The UK recession all but ended between July and September, official figures are expected to show.
Economists predict a marginal 0.1% decline for the third quarter of 2009 after construction output for the period was revised higher.
The 0.1% fall would be much shallower than the 0.4% first estimated, which was itself revised upwards by the Office for National Statistics to 0.3% in November.
But it would still represent a record sixth quarter of recession in a row as the UK lags behind its international rivals in recovery.
While most experts predict a small decline, flat quarter-on-quarter output - signalling an end to recession as the economy stops shrinking - is also a possibility.
Investec's David Page said: "We doubt that this revision will be the final word on the third quarter and would not be surprised to see the quarter recorded in positive territory at some point in the future."
The swing in the construction data came after a 1.1% decline was revised up to 2% growth in the third quarter. This should add 0.2% to the UK's overall output, despite construction's relatively small 6.3% share of the economy, IHS Global Insight's Howard Archer said.

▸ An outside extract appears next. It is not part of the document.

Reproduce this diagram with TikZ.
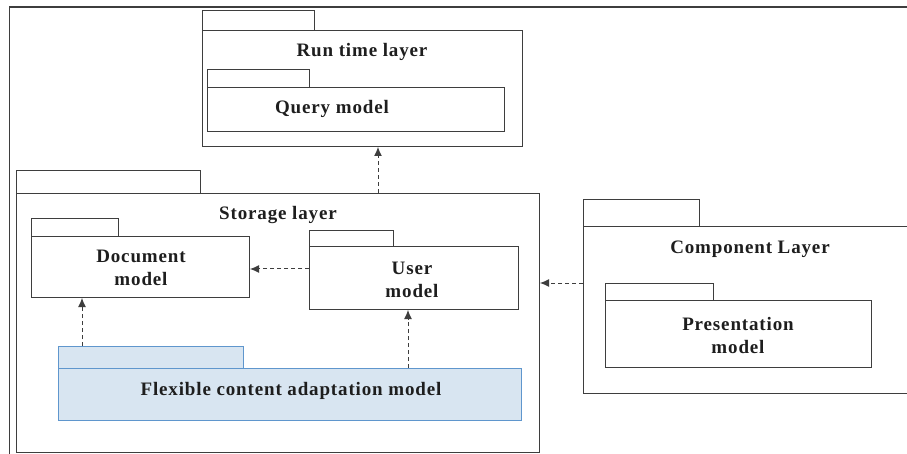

Any improvement - or even an official end to recession - is unlikely to be greeted with much cheer however as fears of a "double dip" loom.
The final quarter of 2009 should see positive growth as consumers spend in the run-up to Christmas, but prospects for 2010 are more uncertain as households brace themselves for tax hikes and the banking system continues its slow process of repair.
Mr Archers said: "There is a serious danger of a loss of momentum early in 2010 as VAT rises back up from 15% to 17.5% and the car scrappage scheme ends. We suspect the upside for growth will be limited for some time to come by elevated and still rising unemployment, stretched consumer and corporate balance sheets, and muted bank lending amid still serious financial sector problems."